EVERYDAY BIKING TIPS by Galen Mook
Galen Mook works in Landry's marketing department. He is a year-round bike commuter, experienced cycling instructor, and community advocate for better bicycling.
"Eventually you'll come around to giving it a try. And soon enough, due to its low-cost, its speed, and its enjoyment, the bike becomes your primary mode of transportation."
“Welcome, Freshman Class,” the banner will read, adorned with balloons decorated with the school insignia. Freshman enter the student union, flanked by smiling “ambassadors” ready to help direct the incoming students and their parents to the dining hall.
In the week before classes start, students will participate in drawn-out programs that showcase the bookstore, introduce roommates, dole out ID cards, enforce responsible partying, and more. But one part of freshman orientation is typically omitted from the busy programs: How to get to class.

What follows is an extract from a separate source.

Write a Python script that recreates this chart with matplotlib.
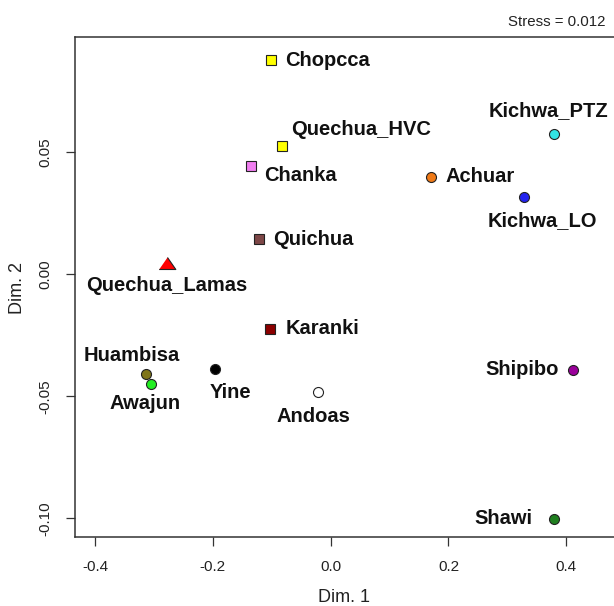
"""
MDS-Plot der Populationen (Dim. 1 vs. Dim. 2), Stress im Kopf.
"""

import matplotlib.pyplot as plt
from matplotlib.ticker import FormatStrFormatter

plt.rcParams["font.family"] = ["Liberation Sans", "DejaVu Sans"]

# ---------------------------------------------------------------------------
# Daten
# ---------------------------------------------------------------------------

populations = ["Chopcca", "Quechua_HVC", "Chanka", "Quichua", "Quechua_Lamas",
               "Karanki", "Huambisa", "Awajun", "Yine", "Andoas",
               "Shipibo", "Shawi", "Kichwa_PTZ", "Kichwa_LO", "Achuar"]
dim1 = [-0.102, -0.082, -0.136, -0.122, -0.278,
        -0.103, -0.314, -0.305, -0.197, -0.022,
        0.412, 0.379, 0.379, 0.328, 0.170]
dim2 = [0.0878, 0.0526, 0.0445, 0.0143, 0.0046,
        -0.0224, -0.0409, -0.0450, -0.0388, -0.0482,
        -0.0392, -0.1003, 0.0575, 0.0317, 0.0399]
stress = 0.012

x_ticks = [-0.4, -0.2, 0.0, 0.2, 0.4]
y_ticks = [-0.10, -0.05, 0.00, 0.05]

# ---------------------------------------------------------------------------
# Stil: Farbe, Marker, Beschriftungs-Versatz (Pixel) und Ausrichtung
# ---------------------------------------------------------------------------

TRIANGLE = [(-1.0, -0.72), (1.0, -0.72), (0.0, 0.72)]

colors = ["#FFFF00", "#FFFF00", "#F07EF0", "#7D4747", "#FF0000",
          "#8B0000", "#7F7519", "#22EE22", "#000000", "#FFFFFF",
          "#9A009A", "#1F7F1F", "#33E3E3", "#2222EE", "#F07A17"]
markers = ["s", "s", "s", "s", TRIANGLE,
           "s", "o", "o", "o", "o",
           "o", "o", "o", "o", "o"]
label_offsets = [(15, 0), (9, 17), (14, -10), (14, 0), (0, -22),
                 (16, 0), (-14, 19), (-6, -19), (16, -24), (-4, -25),
                 (-15, 0), (-21, 0), (-5, 24), (19, -24), (15, 0)]
label_ha = ["left", "left", "left", "left", "center",
            "left", "center", "center", "center", "center",
            "right", "right", "center", "center", "left"]

DPI = 100
PX = 72 / DPI  # Pixel -> Punkt

fig = plt.figure(figsize=(6.14, 6.06), dpi=DPI)
# Achse ragt rechts ueber den Bildrand hinaus (wie im Original abgeschnitten)
ax = fig.add_axes([75 / 614, 69 / 606, 638.5 / 614, 500 / 606])
ax.set_xlim(-0.434, 0.65)
ax.set_ylim(-0.1077, 0.0973)

for name, x, y, c, m, off, ha in zip(populations, dim1, dim2, colors, markers,
                                     label_offsets, label_ha):
    is_tri = m is TRIANGLE
    ax.plot(x, y, marker=m, linestyle="none", color=c,
            markersize=12 if is_tri else (7.7 if m == "s" else 7.2),
            markeredgecolor="#222222", markeredgewidth=0.8, zorder=3)
    ax.annotate(name, (x, y), xytext=(off[0] * PX, off[1] * PX),
                textcoords="offset points", ha=ha, va="center",
                fontsize=14.5, fontweight="bold", color="#111111")

for side in ["left", "bottom", "top"]:
    ax.spines[side].set_color("#333333")
    ax.spines[side].set_linewidth(1.1)
ax.spines["right"].set_visible(False)

ax.set_xticks(x_ticks)
ax.set_yticks(y_ticks)
ax.yaxis.set_major_formatter(FormatStrFormatter("%.2f"))
ax.xaxis.set_major_formatter(FormatStrFormatter("%.1f"))
ax.tick_params(axis="both", direction="out", length=6.5, width=0.9,
               color="#333333", labelsize=11, labelcolor="#222222", pad=10)
for lbl in ax.get_yticklabels():
    lbl.set_rotation(90)
    lbl.set_va("center")

fig.text(344 / 614, 1 - 598 / 606, "Dim. 1", ha="center", va="center",
         fontsize=13, color="#222222")
fig.text(18 / 614, 1 - 288 / 606, "Dim. 2", ha="center", va="center",
         rotation=90, fontsize=13, color="#222222")
fig.text(605 / 614, 1 - 22 / 606, f"Stress = {stress:.3f}", ha="right",
         va="center", fontsize=10.8, color="#222222")

fig.savefig("out.png", dpi=DPI)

In the suburban, less-urban, and rural colleges and universities, there may not even be accessible or convenient public transit, and commuting options are limited. In the Boston area, college students have a few choices: they can walk, take the bus or T, drive (but likely not park), or use the quickest (and, arguably most fun) mode – the bicycle.
If you’re an incoming student, you’re bound to see your fellow classmates riding around campus, and your interest will be piqued. You’ll be tempted by the freedom, speed, and confidence they exude while flying past at 12–15 MPH. You may have a friend with a bike, or want to get to know that cute biker locking up at the racks. Eventually you’ll come around to giving it a try. And soon enough, due to its low cost, its speed, and its enjoyment, the bike becomes your primary mode of transportation.
However, until “How to Bike Commute” appears as a standard part in orientation manuals, new bikers are forced rely on trial-and-error to overcome the barriers of daily biking. You’ll get rained on a few times before investing in a quality rain coat. A few pinch-flats until you get in the habit of pumping up your tires. A few close-calls on busy roads that makes you rethink your route. And, unfortunately, some errors can come at a serious cost…
So, this school season, Landry’s Bicycles wants to help you overcome these barriers. We’re compiling a (never-ending) list of tips to get you started. And hopefully you won’t make the same mistakes many of us made ourselves when we made the great leap toward two-wheeled independence.
We’re convinced the bicycle is by far the most accessible way to explore and broaden your environment. As you get comfortable with finding your way to the classrooms, administration buildings, and libraries, you’ll also want to find a way to the museum, the theater, and that cool path in the woods. You’ll discover your world anew, you’ll ride with your friends and make new ones on group rides.
There’s a lot to get used to when arriving at college, and hopefully your bicycle can be a key that opens you up to some amazing experiences. Ride on!